TASK >>
Skip pictures; extract every line from the one with "Output the Python" through the one with "y_ticks = [0, 20, 40, 60, 80, 100]", exactly as written.
[begin RECORDS]
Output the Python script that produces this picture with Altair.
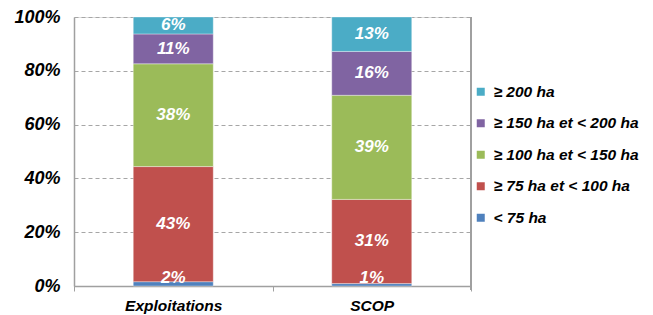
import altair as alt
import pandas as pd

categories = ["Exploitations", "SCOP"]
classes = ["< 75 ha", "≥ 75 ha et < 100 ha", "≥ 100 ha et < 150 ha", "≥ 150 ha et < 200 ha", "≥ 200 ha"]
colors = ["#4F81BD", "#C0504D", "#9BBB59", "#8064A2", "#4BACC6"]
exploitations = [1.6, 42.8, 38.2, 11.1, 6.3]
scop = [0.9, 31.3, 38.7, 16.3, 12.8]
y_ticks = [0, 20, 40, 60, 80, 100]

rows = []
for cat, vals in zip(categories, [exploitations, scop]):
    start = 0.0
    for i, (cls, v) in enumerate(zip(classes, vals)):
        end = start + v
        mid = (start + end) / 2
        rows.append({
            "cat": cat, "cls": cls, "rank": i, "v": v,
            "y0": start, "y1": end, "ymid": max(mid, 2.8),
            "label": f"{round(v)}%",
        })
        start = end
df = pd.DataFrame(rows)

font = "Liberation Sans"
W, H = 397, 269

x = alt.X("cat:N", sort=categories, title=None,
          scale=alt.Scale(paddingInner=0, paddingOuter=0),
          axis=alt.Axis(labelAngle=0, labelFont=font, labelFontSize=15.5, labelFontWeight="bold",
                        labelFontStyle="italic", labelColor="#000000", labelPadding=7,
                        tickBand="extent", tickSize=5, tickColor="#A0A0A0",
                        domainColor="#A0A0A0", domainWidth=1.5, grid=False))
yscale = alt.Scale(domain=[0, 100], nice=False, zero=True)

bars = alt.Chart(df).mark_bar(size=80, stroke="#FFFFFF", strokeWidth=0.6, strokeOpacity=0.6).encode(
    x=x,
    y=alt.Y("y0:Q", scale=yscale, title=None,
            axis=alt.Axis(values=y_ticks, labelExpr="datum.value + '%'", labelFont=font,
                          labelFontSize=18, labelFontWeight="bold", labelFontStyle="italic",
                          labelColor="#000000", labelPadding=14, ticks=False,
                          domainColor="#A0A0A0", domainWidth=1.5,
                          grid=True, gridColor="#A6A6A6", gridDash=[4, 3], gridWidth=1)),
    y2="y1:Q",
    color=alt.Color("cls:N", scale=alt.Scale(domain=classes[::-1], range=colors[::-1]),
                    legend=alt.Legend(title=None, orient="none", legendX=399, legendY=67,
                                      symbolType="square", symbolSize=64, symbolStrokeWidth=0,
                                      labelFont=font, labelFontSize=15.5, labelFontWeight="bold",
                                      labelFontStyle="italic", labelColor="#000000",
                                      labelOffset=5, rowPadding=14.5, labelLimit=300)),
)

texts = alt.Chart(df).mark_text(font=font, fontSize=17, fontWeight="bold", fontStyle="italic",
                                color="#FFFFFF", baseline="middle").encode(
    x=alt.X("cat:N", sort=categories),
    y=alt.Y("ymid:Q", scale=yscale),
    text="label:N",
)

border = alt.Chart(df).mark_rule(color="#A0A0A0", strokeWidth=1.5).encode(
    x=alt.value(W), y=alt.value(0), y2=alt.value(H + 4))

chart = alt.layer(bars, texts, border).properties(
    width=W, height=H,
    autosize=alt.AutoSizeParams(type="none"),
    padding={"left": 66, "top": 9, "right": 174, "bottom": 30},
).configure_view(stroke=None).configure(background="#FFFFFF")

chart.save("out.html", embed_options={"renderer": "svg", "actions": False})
[end RECORDS]
[begin RECORDS]
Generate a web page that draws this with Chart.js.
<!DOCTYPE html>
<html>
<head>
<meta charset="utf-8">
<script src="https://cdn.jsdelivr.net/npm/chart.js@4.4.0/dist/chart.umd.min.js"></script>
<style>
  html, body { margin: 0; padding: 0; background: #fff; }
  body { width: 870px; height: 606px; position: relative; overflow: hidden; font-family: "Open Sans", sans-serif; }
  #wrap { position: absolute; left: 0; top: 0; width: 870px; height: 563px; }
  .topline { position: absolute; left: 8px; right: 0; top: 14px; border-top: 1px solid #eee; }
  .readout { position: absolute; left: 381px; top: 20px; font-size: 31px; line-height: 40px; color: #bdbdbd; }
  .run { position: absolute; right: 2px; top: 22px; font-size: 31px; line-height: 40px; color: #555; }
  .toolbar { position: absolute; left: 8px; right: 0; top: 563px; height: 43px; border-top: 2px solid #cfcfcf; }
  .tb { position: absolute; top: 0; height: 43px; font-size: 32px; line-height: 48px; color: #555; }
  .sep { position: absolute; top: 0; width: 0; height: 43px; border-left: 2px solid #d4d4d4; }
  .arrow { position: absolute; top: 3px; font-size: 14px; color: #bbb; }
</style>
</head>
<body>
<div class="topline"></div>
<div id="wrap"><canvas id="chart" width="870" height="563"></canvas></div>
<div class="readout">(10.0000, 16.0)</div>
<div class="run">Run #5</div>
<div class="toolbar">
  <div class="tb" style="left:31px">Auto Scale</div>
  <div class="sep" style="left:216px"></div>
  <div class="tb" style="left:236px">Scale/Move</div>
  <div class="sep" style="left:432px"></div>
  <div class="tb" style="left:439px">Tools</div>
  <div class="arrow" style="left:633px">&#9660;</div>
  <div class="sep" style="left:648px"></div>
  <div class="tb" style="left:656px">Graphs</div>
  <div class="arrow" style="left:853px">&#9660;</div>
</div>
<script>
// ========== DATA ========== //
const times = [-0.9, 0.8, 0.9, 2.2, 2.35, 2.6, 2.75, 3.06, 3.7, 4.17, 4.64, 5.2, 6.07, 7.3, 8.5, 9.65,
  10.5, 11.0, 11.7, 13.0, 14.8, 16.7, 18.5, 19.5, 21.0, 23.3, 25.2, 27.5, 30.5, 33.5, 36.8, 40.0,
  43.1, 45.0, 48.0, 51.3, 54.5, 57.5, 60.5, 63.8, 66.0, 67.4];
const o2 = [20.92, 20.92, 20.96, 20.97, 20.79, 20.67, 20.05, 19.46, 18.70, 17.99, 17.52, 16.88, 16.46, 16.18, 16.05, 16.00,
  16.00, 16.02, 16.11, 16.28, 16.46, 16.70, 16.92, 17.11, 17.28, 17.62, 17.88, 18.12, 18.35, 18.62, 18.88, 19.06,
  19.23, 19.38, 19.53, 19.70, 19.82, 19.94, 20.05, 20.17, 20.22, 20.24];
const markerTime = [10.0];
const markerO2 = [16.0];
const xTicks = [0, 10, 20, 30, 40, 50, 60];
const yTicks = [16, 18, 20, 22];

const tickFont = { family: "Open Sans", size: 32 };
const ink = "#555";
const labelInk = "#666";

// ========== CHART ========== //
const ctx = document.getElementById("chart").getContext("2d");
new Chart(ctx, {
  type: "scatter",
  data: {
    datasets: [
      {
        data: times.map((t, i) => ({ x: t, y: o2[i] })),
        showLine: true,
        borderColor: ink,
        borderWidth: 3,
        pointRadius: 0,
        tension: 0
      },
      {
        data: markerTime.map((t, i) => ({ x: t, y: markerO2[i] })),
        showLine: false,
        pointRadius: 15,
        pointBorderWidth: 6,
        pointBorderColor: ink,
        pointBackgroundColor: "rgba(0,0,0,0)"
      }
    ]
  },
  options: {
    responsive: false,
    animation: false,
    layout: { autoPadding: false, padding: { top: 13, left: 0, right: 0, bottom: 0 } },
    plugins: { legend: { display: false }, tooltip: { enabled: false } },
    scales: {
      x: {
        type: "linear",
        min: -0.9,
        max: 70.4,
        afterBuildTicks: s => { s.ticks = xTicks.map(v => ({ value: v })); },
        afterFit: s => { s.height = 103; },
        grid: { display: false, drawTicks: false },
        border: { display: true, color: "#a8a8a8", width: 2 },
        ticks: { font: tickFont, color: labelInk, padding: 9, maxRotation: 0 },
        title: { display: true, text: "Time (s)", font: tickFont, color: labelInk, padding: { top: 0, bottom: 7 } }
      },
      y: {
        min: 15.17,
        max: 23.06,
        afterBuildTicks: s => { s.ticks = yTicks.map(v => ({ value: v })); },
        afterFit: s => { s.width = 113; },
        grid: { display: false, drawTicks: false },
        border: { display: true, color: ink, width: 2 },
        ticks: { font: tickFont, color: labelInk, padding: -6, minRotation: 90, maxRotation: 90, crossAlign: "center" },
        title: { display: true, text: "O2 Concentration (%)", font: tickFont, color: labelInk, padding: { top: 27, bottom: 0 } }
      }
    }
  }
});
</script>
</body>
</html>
[end RECORDS]
[begin RECORDS]
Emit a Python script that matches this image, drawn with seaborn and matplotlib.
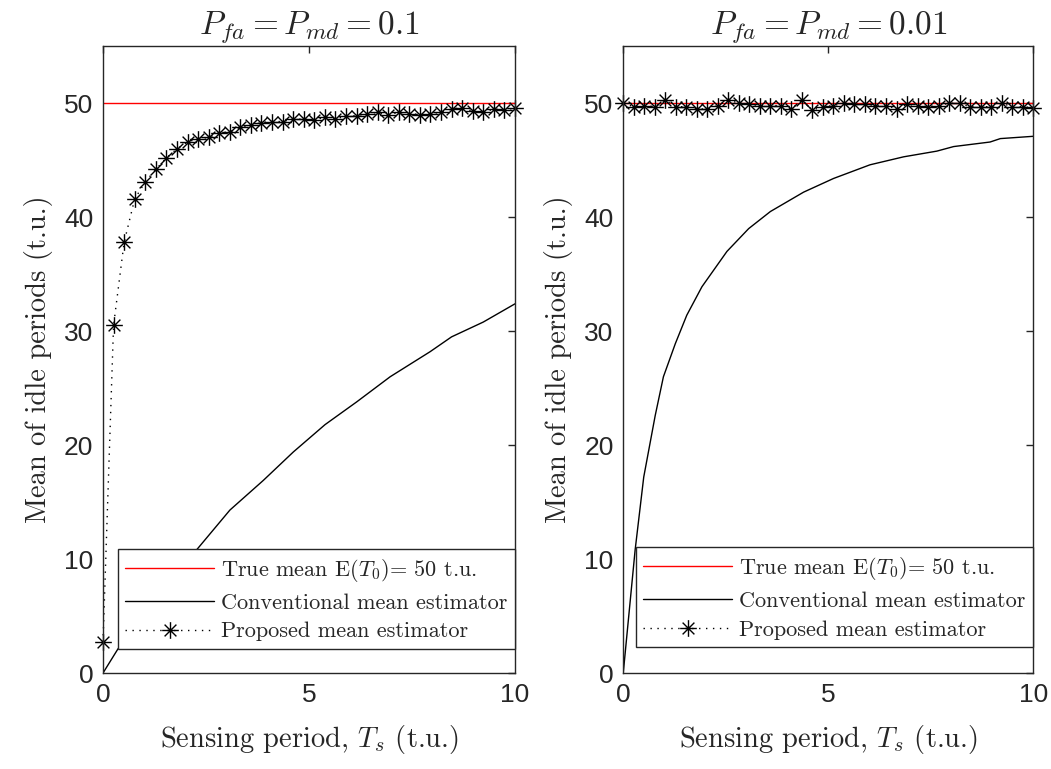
[end RECORDS]
RESPONSE TO THE EXERCISE >>
Output the Python script that produces this picture with Altair.
import altair as alt
import pandas as pd

categories = ["Exploitations", "SCOP"]
classes = ["< 75 ha", "≥ 75 ha et < 100 ha", "≥ 100 ha et < 150 ha", "≥ 150 ha et < 200 ha", "≥ 200 ha"]
colors = ["#4F81BD", "#C0504D", "#9BBB59", "#8064A2", "#4BACC6"]
exploitations = [1.6, 42.8, 38.2, 11.1, 6.3]
scop = [0.9, 31.3, 38.7, 16.3, 12.8]
y_ticks = [0, 20, 40, 60, 80, 100]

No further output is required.